For our mini-project, we’re analyzing the Iris dataset. You’ve loaded it and explored its columns. Now, let’s prepare data for visualization (next class).

**Task**: Select the `petal length (cm)` and `petal width (cm)` columns from `df_iris` and save them to a new DataFrame called `df_petals`. Print its first 5 rows.

In [None]:
# Your code here
df_petals = df_iris[['petal length (cm)', 'petal width (cm)']]
print(df_petals.head())

**Think Ahead**: What might a scatter plot of petal length vs. petal width look like? Could it help separate species? We’ll find out in Class 3!
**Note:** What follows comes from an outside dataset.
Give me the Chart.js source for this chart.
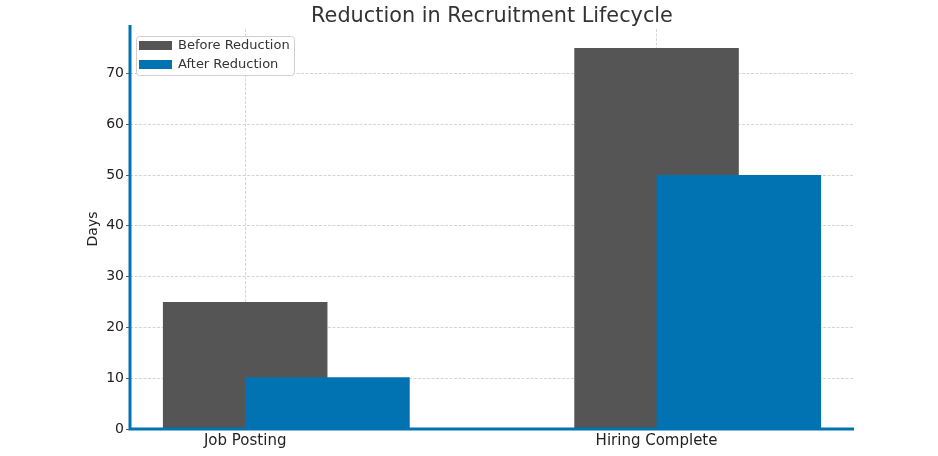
<!DOCTYPE html>
<html lang="en">
<head>
  <meta charset="UTF-8" />
  <title>Reduction in Recruitment Lifecycle</title>
  <script src="https://cdn.jsdelivr.net/npm/chart.js"></script>
  <style>
    html, body { margin: 0; padding: 0; background: #fff; }
    .chart-box { position: relative; width: 938px; height: 456px; }
  </style>
</head>
<body>
  <div class="chart-box"><canvas id="lifecycleChart"></canvas></div>

  <script>
    // chart data
    const categories = ["Job Posting", "Hiring Complete"];
    const beforeDays = [25, 75];
    const afterDays = [10.2, 50];
    const yTicks = [0, 10, 20, 30, 40, 50, 60, 70];
    const seriesNames = ["Before Reduction", "After Reduction"];
    const chartTitle = "Reduction in Recruitment Lifecycle";

    const greyBar = "#555555";
    const blueBar = "#0173B2";
    const font = "'DejaVu Sans', sans-serif";

    // after bars sit half a bar to the right of the category
    const barOffset = 0.2;

    // title centred over the plot area, not the whole canvas
    const plotTitle = {
      id: "plotTitle",
      afterDraw(chart) {
        const { ctx, chartArea: a } = chart;
        ctx.save();
        ctx.font = "20.8px " + font;
        ctx.fillStyle = "#333";
        ctx.textAlign = "center";
        ctx.textBaseline = "middle";
        ctx.fillText(chartTitle, (a.left + a.right) / 2, 17);
        ctx.restore();
      }
    };

    // matplotlib-like spines on the left and bottom, drawn over the bars
    const spines = {
      id: "spines",
      afterDatasetsDraw(chart) {
        const { ctx, chartArea: a } = chart;
        ctx.save();
        ctx.strokeStyle = blueBar;
        ctx.lineWidth = 3;
        ctx.beginPath();
        ctx.moveTo(a.left, a.top - 4);
        ctx.lineTo(a.left, a.bottom);
        ctx.lineTo(a.right, a.bottom);
        ctx.stroke();
        ctx.restore();
      }
    };

    // legend box inside the plot, top left
    const innerLegend = {
      id: "innerLegend",
      afterDraw(chart) {
        const { ctx, chartArea: a } = chart;
        const x = a.left + 6, y = a.top + 7, w = 158, h = 39;
        ctx.save();
        ctx.fillStyle = "rgba(255,255,255,0.85)";
        ctx.strokeStyle = "#d0d0d0";
        ctx.lineWidth = 1;
        ctx.beginPath();
        ctx.roundRect(x + 0.5, y + 0.5, w, h, 3);
        ctx.fill();
        ctx.stroke();
        const colors = [greyBar, blueBar];
        ctx.font = "13px " + font;
        ctx.textBaseline = "middle";
        seriesNames.forEach((name, i) => {
          const rowY = y + 5 + i * 19;
          ctx.fillStyle = colors[i];
          ctx.fillRect(x + 3, rowY, 33, 9);
          ctx.fillStyle = "#333";
          ctx.fillText(name, x + 42, rowY + 5);
        });
        ctx.restore();
      }
    };

    new Chart(document.getElementById("lifecycleChart"), {
      type: "bar",
      data: {
        datasets: [
          {
            label: seriesNames[0],
            data: beforeDays.map((v, i) => ({ x: i, y: v })),
            backgroundColor: greyBar,
            order: 2
          },
          {
            label: seriesNames[1],
            data: afterDays.map((v, i) => ({ x: i + barOffset, y: v })),
            backgroundColor: blueBar,
            order: 1
          }
        ]
      },
      options: {
        responsive: true,
        maintainAspectRatio: false,
        animation: false,
        grouped: false,
        categoryPercentage: 1,
        barPercentage: 2,
        layout: { padding: { left: 0, right: 84, top: 29, bottom: 0 } },
        plugins: {
          legend: { display: false },
          tooltip: { enabled: false },
          title: { display: false }
        },
        scales: {
          x: {
            type: "linear",
            min: -0.28,
            max: 1.48,
            offset: false,
            afterBuildTicks: s => { s.ticks = categories.map((c, i) => ({ value: i })); },
            afterFit: s => { s.height = 27; },
            ticks: {
              callback: v => categories[v],
              color: "#222",
              font: { family: font, size: 15 },
              padding: 3
            },
            grid: { offset: false, color: "#cccccc", lineWidth: 0.8, drawTicks: false },
            border: { display: false, dash: [3, 1.5] }
          },
          y: {
            min: 0,
            max: 78.75,
            afterBuildTicks: s => { s.ticks = yTicks.map(v => ({ value: v })); },
            afterFit: s => { s.width = 130; },
            ticks: {
              color: "#222",
              font: { family: font, size: 14 },
              padding: 2
            },
            grid: {
              color: "#cccccc",
              lineWidth: 0.8,
              tickLength: 4,
              tickColor: "#333",
              tickBorderDash: []
            },
            border: { display: false, dash: [3, 1.5] },
            title: {
              display: true,
              text: "Days",
              color: "#222",
              font: { family: font, size: 14 },
              padding: { top: 85, bottom: 0 }
            }
          }
        }
      },
      plugins: [spines, innerLegend, plotTitle]
    });
  </script>
</body>
</html>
**Optional Challenge**: Compute the average `petal length (cm)` for the `setosa` species. (Hint: Filter by species, then use `.mean()`.)

In [None]:
# Optional: Try it here



## Wrap-Up

Awesome work! You’ve learned how to:
- Create and use pandas Series.
- Build and explore DataFrames.
- Load datasets like Iris with `pd.read_csv()`.
- Filter data and handle missing values.
- Start preparing data for our mini-project.

Save this notebook and share your exercise results if asked. Next class, we’ll visualize data with Matplotlib!